Friday, 17 February 2012

  • Signals from Him

    Hello.

    So, when someone criticized your know-it-all attitude, though you never meant to portray such behavior,  and at the same time , literally, you get this very peculiar pain at the throat, you know that you need to start thinking about your Karma. 

    Let me debrief. I have been having difficulty in swallowing for about a year now. I did not give any conscious concern about it until, for the past one week, I started to have an unusual kind of sore throat. The sore is actually sort of localized at the very deep part of my tongue, in a the small space between the tongue and the right side of my throat. Being medical students, there is one thing we really love to do. To diagnose ourselves. So, don't blame me when I bring all the recent comments about me, that I look like a skinny, skeleton-like anorexic creature into this picture. Let me compile now. Difficulty in swallowing plus painful swallowing plus loss of weight. Oh shit, have I got some dreadful cancer at the back of my throat? Always diagnose the worst.

    I have been trying to write this in a jolly way. But, the real thing is, I am freaking out now. I am a scientific person, but I happened to be Jungian personality of someone who blames herself for every catastrophe in this world. So, as illogical and trivial the following would sound like, I am still considering to consider it. Is God trying to tell me that I should shut up? 

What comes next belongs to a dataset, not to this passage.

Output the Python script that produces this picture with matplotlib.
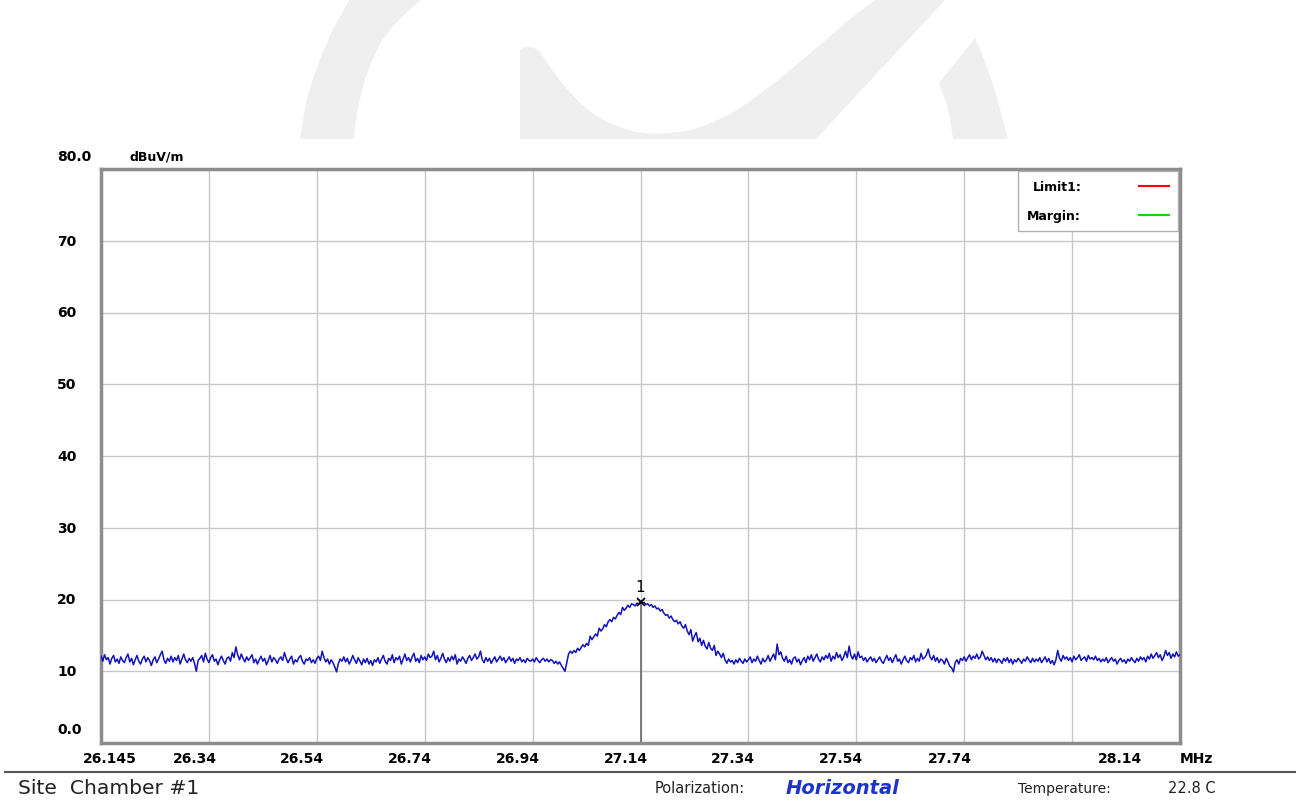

    Man, this is such a terrible situation. So let's say that my delusional diagnosis is correct after all. What would happen to me? How appa will be? Amma? How would Bharath react? Who is going to pay for my surgery? What happens if they need to chop my tongue? Will Yog still be with me? Midiel is going to grieve. Will I manage to graduate? Shit, if there is recurrence? What if I am already in 4th stage? Will I die?



    Scary. Seriously. 


    Randoms:

    1. Days are not so happy anymore. It's distressing to think of it.
    2. Life is with goal now. I wake up every morning looking forward to Psychiatry.
    3. I saw appa laughing happily yesterday. I recall that whenever I am upset. That makes me feel better.